• GIVEN TASK:
Write out the full listing exactly as given, minus the images.
═══ DATA BLOCK
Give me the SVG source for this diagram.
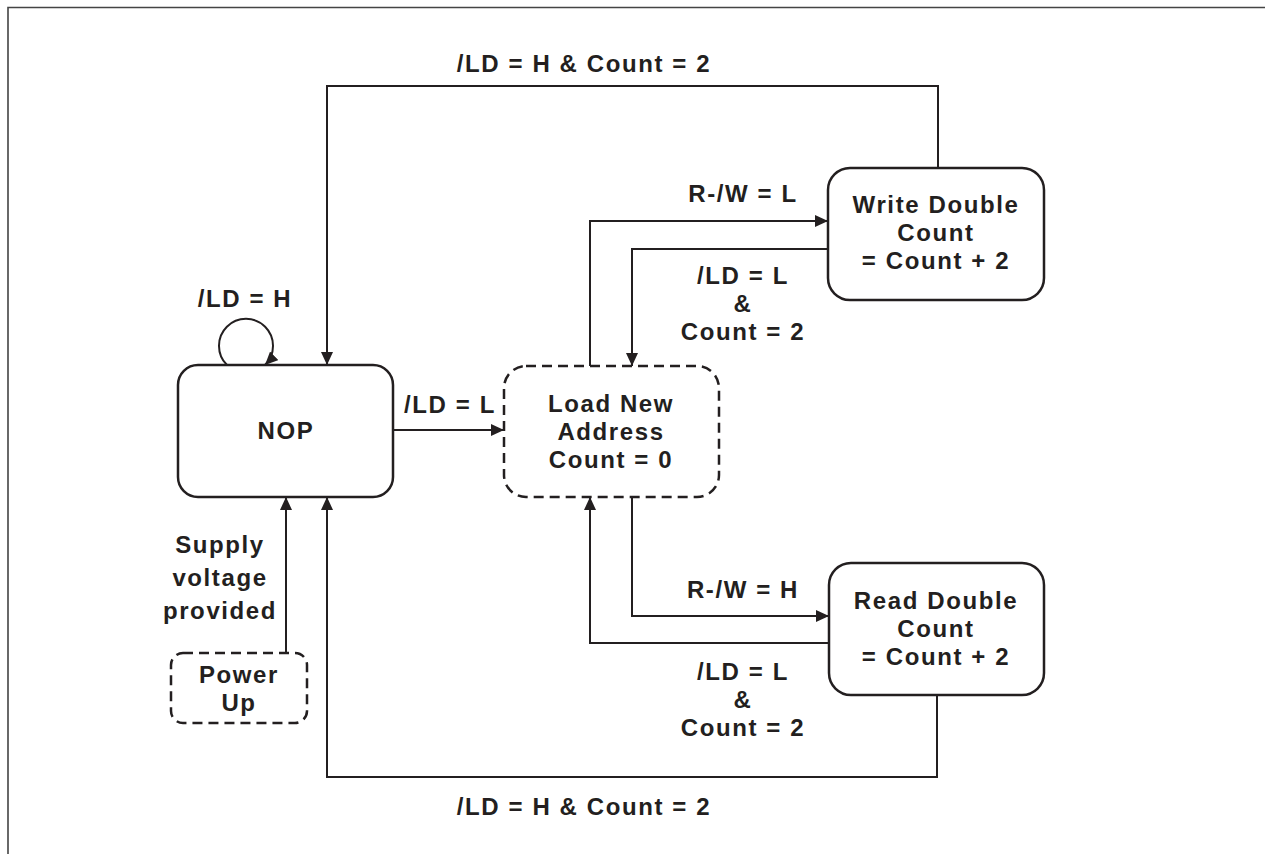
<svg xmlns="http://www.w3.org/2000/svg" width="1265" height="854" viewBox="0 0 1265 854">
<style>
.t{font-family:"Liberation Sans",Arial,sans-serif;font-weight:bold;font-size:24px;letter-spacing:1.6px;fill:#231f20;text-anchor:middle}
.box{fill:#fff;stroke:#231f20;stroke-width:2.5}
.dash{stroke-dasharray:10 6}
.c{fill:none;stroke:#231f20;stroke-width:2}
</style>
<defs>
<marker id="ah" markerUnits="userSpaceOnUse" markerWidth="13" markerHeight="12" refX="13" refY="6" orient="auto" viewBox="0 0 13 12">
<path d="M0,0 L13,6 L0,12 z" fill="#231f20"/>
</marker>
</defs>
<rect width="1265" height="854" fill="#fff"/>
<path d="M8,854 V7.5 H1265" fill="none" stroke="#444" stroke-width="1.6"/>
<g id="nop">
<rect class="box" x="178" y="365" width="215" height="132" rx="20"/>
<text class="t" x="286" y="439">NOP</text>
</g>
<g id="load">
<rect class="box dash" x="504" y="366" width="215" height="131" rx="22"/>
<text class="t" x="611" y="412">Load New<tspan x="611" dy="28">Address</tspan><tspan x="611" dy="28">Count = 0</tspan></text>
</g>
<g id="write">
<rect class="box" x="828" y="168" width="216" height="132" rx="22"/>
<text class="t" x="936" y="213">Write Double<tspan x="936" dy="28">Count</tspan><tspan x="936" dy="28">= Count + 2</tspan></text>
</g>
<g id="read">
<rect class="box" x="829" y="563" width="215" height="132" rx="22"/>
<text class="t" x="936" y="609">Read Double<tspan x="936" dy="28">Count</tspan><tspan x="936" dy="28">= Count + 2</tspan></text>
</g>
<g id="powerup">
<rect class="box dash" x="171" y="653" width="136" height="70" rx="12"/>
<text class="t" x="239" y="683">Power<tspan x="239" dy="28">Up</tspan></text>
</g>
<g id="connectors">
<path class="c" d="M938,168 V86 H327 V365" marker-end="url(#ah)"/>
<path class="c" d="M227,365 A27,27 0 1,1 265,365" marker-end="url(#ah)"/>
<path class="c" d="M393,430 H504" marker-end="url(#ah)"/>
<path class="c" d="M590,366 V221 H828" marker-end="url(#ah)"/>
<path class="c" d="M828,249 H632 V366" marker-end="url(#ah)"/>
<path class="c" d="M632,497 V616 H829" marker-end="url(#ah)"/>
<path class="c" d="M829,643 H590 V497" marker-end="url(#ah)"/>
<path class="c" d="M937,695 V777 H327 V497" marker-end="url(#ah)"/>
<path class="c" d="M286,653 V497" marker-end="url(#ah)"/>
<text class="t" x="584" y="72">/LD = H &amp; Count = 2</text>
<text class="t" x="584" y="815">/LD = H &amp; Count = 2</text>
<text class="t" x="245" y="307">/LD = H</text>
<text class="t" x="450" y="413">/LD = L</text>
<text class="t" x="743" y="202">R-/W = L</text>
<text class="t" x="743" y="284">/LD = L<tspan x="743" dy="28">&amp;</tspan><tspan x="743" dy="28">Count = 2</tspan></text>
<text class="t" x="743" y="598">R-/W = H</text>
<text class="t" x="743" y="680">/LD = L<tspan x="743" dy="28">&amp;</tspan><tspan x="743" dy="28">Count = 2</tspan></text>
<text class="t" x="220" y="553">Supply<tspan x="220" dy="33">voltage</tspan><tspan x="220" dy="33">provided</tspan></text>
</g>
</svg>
══════
• TASK RESULT:
Give me the SVG source for this diagram.
<svg xmlns="http://www.w3.org/2000/svg" width="1265" height="854" viewBox="0 0 1265 854">
<style>
.t{font-family:"Liberation Sans",Arial,sans-serif;font-weight:bold;font-size:24px;letter-spacing:1.6px;fill:#231f20;text-anchor:middle}
.box{fill:#fff;stroke:#231f20;stroke-width:2.5}
.dash{stroke-dasharray:10 6}
.c{fill:none;stroke:#231f20;stroke-width:2}
</style>
<defs>
<marker id="ah" markerUnits="userSpaceOnUse" markerWidth="13" markerHeight="12" refX="13" refY="6" orient="auto" viewBox="0 0 13 12">
<path d="M0,0 L13,6 L0,12 z" fill="#231f20"/>
</marker>
</defs>
<rect width="1265" height="854" fill="#fff"/>
<path d="M8,854 V7.5 H1265" fill="none" stroke="#444" stroke-width="1.6"/>
<g id="nop">
<rect class="box" x="178" y="365" width="215" height="132" rx="20"/>
<text class="t" x="286" y="439">NOP</text>
</g>
<g id="load">
<rect class="box dash" x="504" y="366" width="215" height="131" rx="22"/>
<text class="t" x="611" y="412">Load New<tspan x="611" dy="28">Address</tspan><tspan x="611" dy="28">Count = 0</tspan></text>
</g>
<g id="write">
<rect class="box" x="828" y="168" width="216" height="132" rx="22"/>
<text class="t" x="936" y="213">Write Double<tspan x="936" dy="28">Count</tspan><tspan x="936" dy="28">= Count + 2</tspan></text>
</g>
<g id="read">
<rect class="box" x="829" y="563" width="215" height="132" rx="22"/>
<text class="t" x="936" y="609">Read Double<tspan x="936" dy="28">Count</tspan><tspan x="936" dy="28">= Count + 2</tspan></text>
</g>
<g id="powerup">
<rect class="box dash" x="171" y="653" width="136" height="70" rx="12"/>
<text class="t" x="239" y="683">Power<tspan x="239" dy="28">Up</tspan></text>
</g>
<g id="connectors">
<path class="c" d="M938,168 V86 H327 V365" marker-end="url(#ah)"/>
<path class="c" d="M227,365 A27,27 0 1,1 265,365" marker-end="url(#ah)"/>
<path class="c" d="M393,430 H504" marker-end="url(#ah)"/>
<path class="c" d="M590,366 V221 H828" marker-end="url(#ah)"/>
<path class="c" d="M828,249 H632 V366" marker-end="url(#ah)"/>
<path class="c" d="M632,497 V616 H829" marker-end="url(#ah)"/>
<path class="c" d="M829,643 H590 V497" marker-end="url(#ah)"/>
<path class="c" d="M937,695 V777 H327 V497" marker-end="url(#ah)"/>
<path class="c" d="M286,653 V497" marker-end="url(#ah)"/>
<text class="t" x="584" y="72">/LD = H &amp; Count = 2</text>
<text class="t" x="584" y="815">/LD = H &amp; Count = 2</text>
<text class="t" x="245" y="307">/LD = H</text>
<text class="t" x="450" y="413">/LD = L</text>
<text class="t" x="743" y="202">R-/W = L</text>
<text class="t" x="743" y="284">/LD = L<tspan x="743" dy="28">&amp;</tspan><tspan x="743" dy="28">Count = 2</tspan></text>
<text class="t" x="743" y="598">R-/W = H</text>
<text class="t" x="743" y="680">/LD = L<tspan x="743" dy="28">&amp;</tspan><tspan x="743" dy="28">Count = 2</tspan></text>
<text class="t" x="220" y="553">Supply<tspan x="220" dy="33">voltage</tspan><tspan x="220" dy="33">provided</tspan></text>
</g>
</svg>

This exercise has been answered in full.